Luoyang tells the story

RMB/Sq. meter (both sides) Sources: China National Bureau of Statistics, Haver Analytics. Data is as of July 31, 2019.
A line chart showing the property price in Shenzhen and Luoyang from 2010 to 2019.

With house price (un)affordability at levels rarely recorded, it’s no wonder the PBOC has refrained from larger stimulus measures. And if China can’t launch substantial stimulus it means the global economy, which has relied on a China boost during every past downturn, has few other triggers to lift the economy out of its manufacturing-led malaise. Chinese policymakers will likely continue to fight slowing growth with piecemeal fiscal measures aimed at boosting domestic consumption and lowering the tax burden for indebted corporates. The type of Chinese stimulus the global economy has become accustomed to – large-scale housing construction and infrastructure – is largely a thing of the past. However, growth in China is still credit-driven.

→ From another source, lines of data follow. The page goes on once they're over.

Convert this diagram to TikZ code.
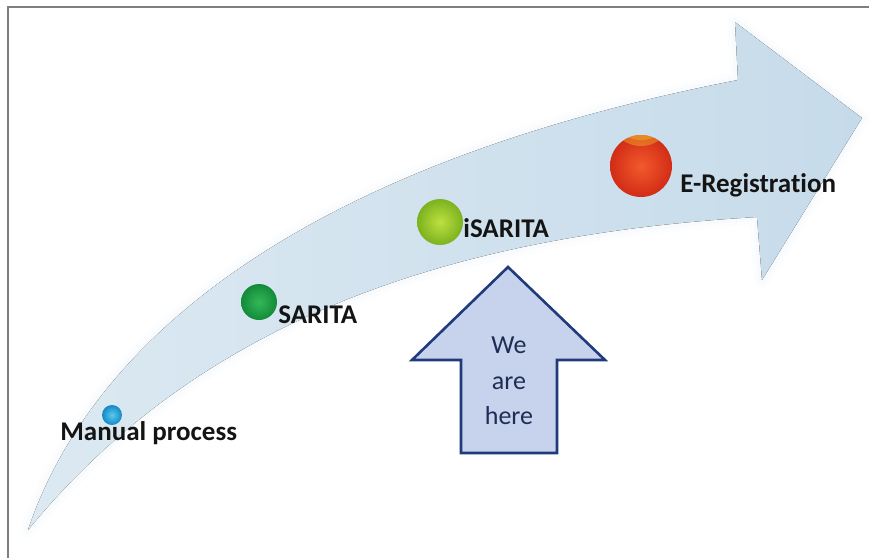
\documentclass[tikz,border=0pt]{standalone}
\usepackage{fontspec}
\setmainfont{Carlito}[Ligatures=NoCommon]
\usepackage{xcolor}
\usetikzlibrary{positioning}
\definecolor{band}{HTML}{C6DBEA}
\definecolor{bandpale}{HTML}{DCE9F2}
\definecolor{framegray}{HTML}{7F7F7F}
\definecolor{navy}{HTML}{213A7C}
\definecolor{navytext}{HTML}{1F2C55}
\definecolor{herefill}{HTML}{C7D2EC}
\definecolor{ink}{HTML}{141414}
\definecolor{blueA}{HTML}{5CC8F2}
\definecolor{blueB}{HTML}{138AC4}
\definecolor{greenA}{HTML}{34B857}
\definecolor{greenB}{HTML}{128A3A}
\definecolor{limeA}{HTML}{BDE040}
\definecolor{limeB}{HTML}{7CB21F}
\definecolor{redA}{HTML}{F25A2C}
\definecolor{redB}{HTML}{D22C16}
\definecolor{redcap}{HTML}{F2B12E}
\tikzset{
  framerule/.style={draw=framegray,line width=0.8pt},
  bandarrow/.style={left color=bandpale,right color=band,
                    preaction={draw=band!55,line width=8pt,opacity=0.10,line join=round},
                    preaction={draw=band!55,line width=4pt,opacity=0.15,line join=round}},
  stagedot/.style={circle,inner sep=0pt},
  stagelabel/.style={anchor=base west,inner sep=0pt,text=ink,
                     font=\fontsize{13.5}{16}\selectfont\bfseries},
  herearrow/.style={draw=navy,fill=herefill,line width=1.3pt,line join=miter},
  herelabel/.style={align=center,inner sep=0pt,text=navytext,
                    font=\fontsize{13}{17.75}\selectfont}
}

\begin{document}
\begin{tikzpicture}[x=0.5pt,y=-0.5pt]
  \useasboundingbox (0,0) rectangle (869,558);
  \draw[framerule] (8,558) -- (8,7) -- (869,7);

  % curved progress arrow
  \fill[bandarrow] (28,530) .. controls (80,375) and (250,175) .. (738,80)
    -- (735,22) -- (862,118) -- (762,280) -- (757,217)
    .. controls (450,235) and (200,320) .. (28,530) -- cycle;

  % stages along the arrow
  \node[stagedot,minimum size=10pt,inner color=blueA,outer color=blueB] (dotmanual) at (112,415) {};
  \node[stagedot,minimum size=18pt,inner color=greenA,outer color=greenB] (dotsarita) at (259,302) {};
  \node[stagedot,minimum size=23pt,inner color=limeA,outer color=limeB] (dotisarita) at (440,222) {};
  \node[stagedot,minimum size=31pt,inner color=redA,outer color=redB] (dotereg) at (641,166) {};
  \begin{scope}
    \clip (641,166) circle[radius=31];
    \fill[redcap,opacity=0.45] (641,114) circle[radius=32];
    \fill[redcap,opacity=0.45] (641,108) circle[radius=32];
  \end{scope}

  \node[stagelabel] (manual) at (60,440) {Manual process};
  \node[stagelabel] (sarita) at (278,323) {SARITA};
  \node[stagelabel] (isarita) at (463,237) {iSARITA};
  \node[stagelabel] (ereg) at (680,192) {E-Registration};

  % current position marker
  \draw[herearrow] (508,267) -- (605,360) -- (557,360) -- (557,453)
    -- (461,453) -- (461,360) -- (412,360) -- cycle;
  \node[herelabel] (here) at (509,381) {We\\are\\here};
\end{tikzpicture}
\end{document}
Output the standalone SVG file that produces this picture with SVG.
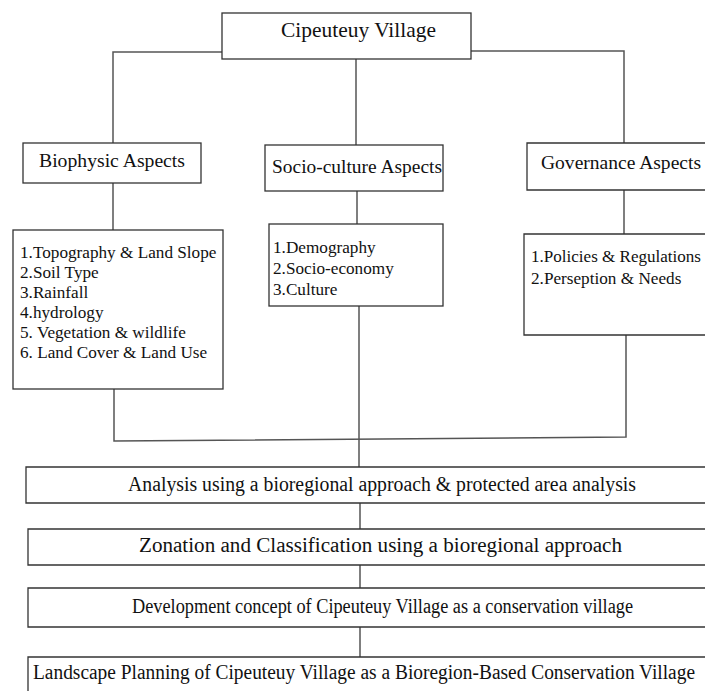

In the absence of monetary stimulus, growth will continue to slow, imports will stay weak and China will continue to be a drag on the global economy.

This means a more persistent slow-trend growth environment until inventories draw down and trade and manufacturing eventually improve. While China sparked the global cycle during previous manufacturing downturns, they are less likely this time - and the housing market is to blame.